== PROVIDED DATA ==
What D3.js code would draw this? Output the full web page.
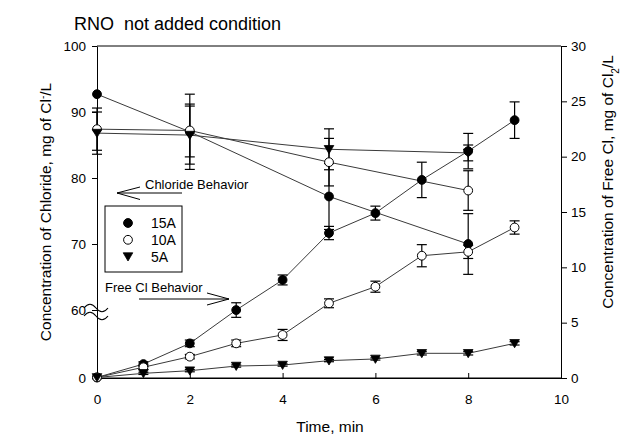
<!DOCTYPE html>
<html><head><meta charset="utf-8">
<script src="https://cdn.jsdelivr.net/npm/d3@7"></script>
<style>
body{margin:0;background:#fff}
svg text{font-family:Arial,"Liberation Sans",sans-serif;fill:#000}
</style>
</head><body><svg id="c" width="633" height="444"></svg>
<script>
// ---------- data ----------
const times = [0,1,2,3,4,5,6,7,8,9];
const chlorideTimes = [0,2,5,8];
const seriesNames = ["15A","10A","5A"];
const chloride15A = [92.7, 87.0, 77.2, 70.0];
const chloride15AErr = [0, 5.7, 5.0, 4.6];
const chloride10A = [87.4, 87.2, 82.4, 78.1];
const chloride10AErr = [3.2, 4.0, 3.6, 3.0];
const chloride5A = [86.8, 86.5, 84.35, 83.8];
const chloride5AErr = [3.2, 4.4, 3.1, 1.2];
const freeCl15A = [0.05, 1.26, 3.13, 6.14, 8.86, 13.1, 14.9, 17.9, 20.5, 23.3];
const freeCl15AErr = [0, 0.2, 0.3, 0.66, 0.45, 0.6, 0.63, 1.6, 1.6, 1.65];
const freeCl10A = [0.05, 0.97, 1.93, 3.13, 3.89, 6.75, 8.25, 11.05, 11.4, 13.6];
const freeCl10AErr = [0, 0.2, 0.2, 0.3, 0.5, 0.4, 0.5, 1.0, 0.6, 0.6];
const freeCl5A = [0.05, 0.42, 0.66, 1.08, 1.17, 1.57, 1.72, 2.23, 2.23, 3.13];
const freeCl5AErr = [0, 0.1, 0.1, 0.1, 0.1, 0.1, 0.1, 0.15, 0.15, 0.15];
const xTicks = [0,2,4,6,8,10];
const leftTicks = [0,60,70,80,90,100];
const leftMinor = [20,43].concat(d3.range(62,100,2).filter(v => v % 10 !== 0));
const rightTicks = [0,5,10,15,20,25,30];
const rightMinor = d3.range(0,31,1).filter(v => v % 5 !== 0);
const xMinor = d3.range(0,10.001,0.4);

// ---------- layout ----------
const svg = d3.select("#c");
const L = 97, R = 561, T = 46, B = 378;
const x = d3.scaleLinear().domain([0,10]).range([L,R]);
const yL = d3.scaleLinear().domain([0,60,100]).range([B,310,T]);
const yR = d3.scaleLinear().domain([0,30]).range([B,T]);

// title
svg.append("text").attr("x",74).attr("y",30).style("font-size","18px")
  .style("white-space","pre").text("RNO  not added condition");

// frame
svg.append("line").attr("x1",L).attr("x2",R).attr("y1",T).attr("y2",T).attr("stroke","#000");

// bottom axis
const gx = svg.append("g").attr("transform",`translate(0,${B})`);
gx.call(d3.axisBottom(x).tickValues(xMinor).tickSize(-4).tickSizeOuter(0).tickFormat(""));
gx.call(d3.axisBottom(x).tickValues(xTicks).tickSize(-5).tickSizeOuter(0).tickPadding(16).tickFormat(d3.format("d")));
svg.append("line").attr("x1",L).attr("x2",R).attr("y1",B).attr("y2",B).attr("stroke","#000");

// left axis
const gl = svg.append("g").attr("transform",`translate(${L},0)`);
gl.call(d3.axisLeft(yL).tickValues(leftMinor).tickSize(-4).tickSizeOuter(0).tickFormat(""));
gl.call(d3.axisLeft(yL).tickValues(leftTicks).tickSize(5).tickSizeOuter(0).tickPadding(6).tickFormat(d3.format("d")));

// right axis
const gr = svg.append("g").attr("transform",`translate(${R},0)`);
gr.call(d3.axisRight(yR).tickValues(rightMinor).tickSize(4).tickSizeOuter(0).tickFormat(""));
gr.call(d3.axisRight(yR).tickValues(rightTicks).tickSize(6).tickSizeOuter(0).tickPadding(4).tickFormat(d3.format("d")));

svg.selectAll(".tick text").style("font-size","13.5px").style("font-family","Arial, 'Liberation Sans', sans-serif");
svg.selectAll(".domain").attr("stroke","#000");

// axis break squiggle
const yb = yL(60);
[-2, 6].forEach(o => {
  svg.append("path")
    .attr("d",`M84,${yb+o} c4,-5 8,-5 12,0 s8,5 12,0`)
    .attr("fill","none").attr("stroke","#000").attr("stroke-width",1.1);
});

// axis titles
svg.append("text").attr("transform","translate(51,212) rotate(-90)").attr("text-anchor","middle")
  .style("font-size","15.5px")
  .call(t => {
    t.append("tspan").text("Concentration of Chloride, mg of Cl");
    t.append("tspan").attr("baseline-shift","super").style("font-size","10px").text("-");
    t.append("tspan").text("/L");
  });
svg.append("text").attr("transform","translate(613,182) rotate(-90)").attr("text-anchor","middle")
  .style("font-size","15.5px")
  .call(t => {
    t.append("tspan").text("Concentration of Free Cl, mg of Cl");
    t.append("tspan").attr("baseline-shift","sub").style("font-size","10px").text("2");
    t.append("tspan").text("/L");
  });
svg.append("text").attr("x",330).attr("y",432).attr("text-anchor","middle")
  .style("font-size","15.5px").text("Time, min");

// ---------- series ----------
const sets = [
  {t: chlorideTimes, v: chloride15A, e: chloride15AErr, y: yL, m: "fc"},
  {t: chlorideTimes, v: chloride10A, e: chloride10AErr, y: yL, m: "oc"},
  {t: chlorideTimes, v: chloride5A,  e: chloride5AErr,  y: yL, m: "tr"},
  {t: times, v: freeCl15A, e: freeCl15AErr, y: yR, m: "fc"},
  {t: times, v: freeCl10A, e: freeCl10AErr, y: yR, m: "oc"},
  {t: times, v: freeCl5A,  e: freeCl5AErr,  y: yR, m: "tr"}
];

const line = (s) => d3.line().x((d,i) => x(s.t[i])).y(d => s.y(d));
sets.forEach(s => {
  svg.append("path").attr("d", line(s)(s.v)).attr("fill","none")
    .attr("stroke","#3a3a3a").attr("stroke-width",1);
});

// error bars
sets.forEach(s => {
  s.v.forEach((v,i) => {
    const err = s.e[i];
    if (!err) return;
    const cx = x(s.t[i]), y1 = s.y(v + err), y2 = s.y(v - err);
    const g = svg.append("g").attr("stroke","#000").attr("stroke-width",1.2);
    g.append("line").attr("x1",cx).attr("x2",cx).attr("y1",y1).attr("y2",y2);
    g.append("line").attr("x1",cx-5).attr("x2",cx+5).attr("y1",y1).attr("y2",y1);
    g.append("line").attr("x1",cx-5).attr("x2",cx+5).attr("y1",y2).attr("y2",y2);
  });
});

function marker(g, type, cx, cy) {
  if (type === "tr") {
    g.append("path").attr("d", `M${cx-4.8},${cy-3.8} L${cx+4.8},${cy-3.8} L${cx},${cy+4.4} Z`)
      .attr("fill","#000").attr("stroke","#000").attr("stroke-width",0.8);
  } else {
    g.append("circle").attr("cx",cx).attr("cy",cy).attr("r",4.4)
      .attr("fill", type === "fc" ? "#000" : "#fff").attr("stroke","#000").attr("stroke-width",1);
  }
}
sets.forEach(s => {
  const g = svg.append("g");
  s.v.forEach((v,i) => marker(g, s.m, x(s.t[i]), s.y(v)));
});

// ---------- legend ----------
svg.append("rect").attr("x",105).attr("y",206).attr("width",77).attr("height",66)
  .attr("fill","#fff").attr("stroke","#000").attr("stroke-width",1);
const legTypes = ["fc","oc","tr"];
seriesNames.forEach((n,i) => {
  const yy = 223 + i*16.8;
  marker(svg, legTypes[i], 128, yy);
  svg.append("text").attr("x",151).attr("y",yy+5).style("font-size","14px").text(n);
});

// ---------- annotations ----------
const ann = svg.append("g").attr("stroke","#000").attr("stroke-width",1).attr("fill","none");
ann.append("line").attr("x1",182).attr("x2",117).attr("y1",193).attr("y2",193);
ann.append("path").attr("d","M140,187 L117,193 L140,199.5");
svg.append("text").attr("x",145).attr("y",189).style("font-size","13px").text("Chloride Behavior");

ann.append("line").attr("x1",139).attr("x2",229).attr("y1",299).attr("y2",299);
ann.append("path").attr("d","M207,293 L229,299 L207,305");
svg.append("text").attr("x",105).attr("y",292).style("font-size","13px").text("Free Cl Behavior");
</script>
</body></html>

== WRITTEN TASK ==
Repeat, with no pictures, each line from the beginning of the data through the line containing "const xMinor = d3.range(0,10.001,0.4);", inclusive.

== RESULT OF THE TASK ==
What D3.js code would draw this? Output the full web page.
<!DOCTYPE html>
<html><head><meta charset="utf-8">
<script src="https://cdn.jsdelivr.net/npm/d3@7"></script>
<style>
body{margin:0;background:#fff}
svg text{font-family:Arial,"Liberation Sans",sans-serif;fill:#000}
</style>
</head><body><svg id="c" width="633" height="444"></svg>
<script>
// ---------- data ----------
const times = [0,1,2,3,4,5,6,7,8,9];
const chlorideTimes = [0,2,5,8];
const seriesNames = ["15A","10A","5A"];
const chloride15A = [92.7, 87.0, 77.2, 70.0];
const chloride15AErr = [0, 5.7, 5.0, 4.6];
const chloride10A = [87.4, 87.2, 82.4, 78.1];
const chloride10AErr = [3.2, 4.0, 3.6, 3.0];
const chloride5A = [86.8, 86.5, 84.35, 83.8];
const chloride5AErr = [3.2, 4.4, 3.1, 1.2];
const freeCl15A = [0.05, 1.26, 3.13, 6.14, 8.86, 13.1, 14.9, 17.9, 20.5, 23.3];
const freeCl15AErr = [0, 0.2, 0.3, 0.66, 0.45, 0.6, 0.63, 1.6, 1.6, 1.65];
const freeCl10A = [0.05, 0.97, 1.93, 3.13, 3.89, 6.75, 8.25, 11.05, 11.4, 13.6];
const freeCl10AErr = [0, 0.2, 0.2, 0.3, 0.5, 0.4, 0.5, 1.0, 0.6, 0.6];
const freeCl5A = [0.05, 0.42, 0.66, 1.08, 1.17, 1.57, 1.72, 2.23, 2.23, 3.13];
const freeCl5AErr = [0, 0.1, 0.1, 0.1, 0.1, 0.1, 0.1, 0.15, 0.15, 0.15];
const xTicks = [0,2,4,6,8,10];
const leftTicks = [0,60,70,80,90,100];
const leftMinor = [20,43].concat(d3.range(62,100,2).filter(v => v % 10 !== 0));
const rightTicks = [0,5,10,15,20,25,30];
const rightMinor = d3.range(0,31,1).filter(v => v % 5 !== 0);
const xMinor = d3.range(0,10.001,0.4);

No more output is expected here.